Lucia wears a crown of light in her hair, either real — or now equally commonly, electric — candles in a wreath atop her head as she leads the procession. She is attended by another group of wreath-wearers also carrying a candle, and a group of “star boys” carrying stars on sticks and wearing paper hats. Christmas “elves” carrying lanterns are also often part of the spectacle.
Songs play a key part in the festivities. While there are many traditional Santa Lucia songs, the most commonly sung is translated as: “The night treads heavily/ around yards and dwellings/ In places unreached by sun/ the shadows brood/ Into our dark house she comes/ bearing lighted candles/ Saint Lucia, Saint Lucia.”
The legend behind the festivities
While this may all sound a bit out there, the spreading of light and joy in this way is a tradition that harks back hundreds of years “in clear reference to life in the peasant communities of old: darkness and light, cold and warmth,” say the folks at Visit Sweden, who point out the tradition is the winter equivalent of June’s fabled midsummer festivals.
Indeed, the namesake of the festivities can be traced back to the 4th century when legend has it the martyr Lucia of Syracuse brought food to Christians hiding in Roman catacombs, lighting her way with a candlelit wreath on her head.
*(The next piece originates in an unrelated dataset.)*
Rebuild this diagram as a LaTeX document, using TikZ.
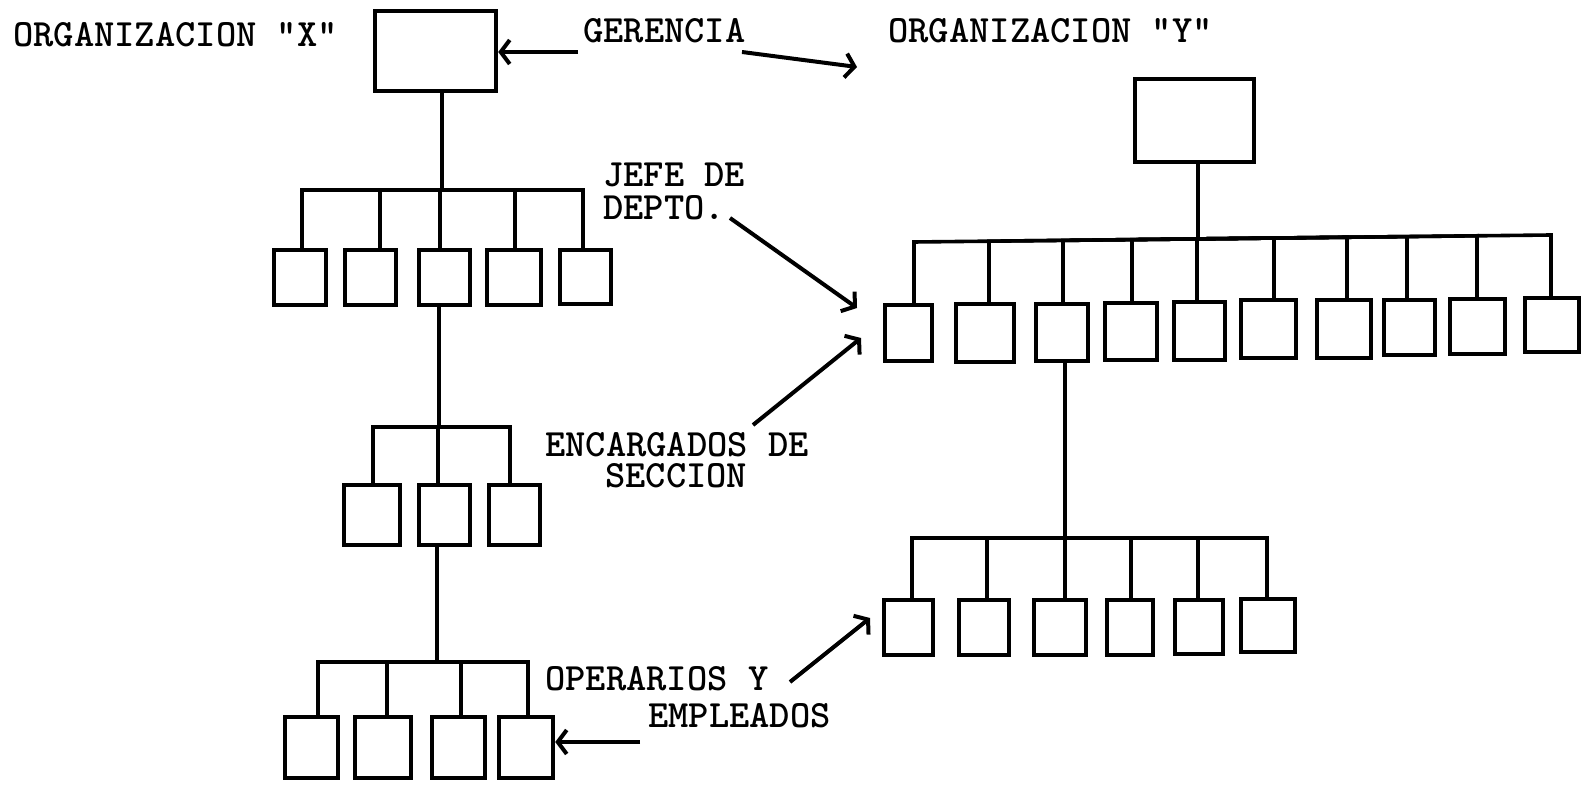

The festival in its more modern form was first recorded in a home in Sweden in 1764, but the custom really established itself in the 1900s. According to Swedish folklore, the long night of December 13 was dangerous, with dark spirits out in force. Staying awake was important.
Eating helped that, which is just one reason why feasting remains an intrinsic part of Lucia celebrations. After the songs and procession, people gather for gingerbread biscuits and sweet, saffron-flavored buns (lussekatter) shaped like curled-up cats and with raisin eyes, accompanied by hot chocolate, coffee or “glögg”: Swedish mulled wine.
The celebrations (which usually last around 30 minutes) take part across Sweden, but in Stockholm the most fabled places to witness the spectacle is either in the city’s historic cathedral Storkyrkan or at the nearly 300-year-old wooden Seglora Kyrkan (Seglora church) in the open-air Skansen museum, where it’s been celebrated since 1893. This year marks the venue’s 130th anniversary of hosting the festivities.
But Lucia is being increasingly celebrated by the Swedish diaspora outside of Sweden too, with services run by the Svenska Kyrkan in London and Brighton in the UK, at the Gloria Dei Old Swedes’ Episcopal Church in Philadelphia, at Svenska Kyrkan in New York, at the American Swedish Institute in Minneapolis and at the Swedish American Museum in Chicago.
Celebrating light in the dark days… Lucia feels like the celebration we all need right now.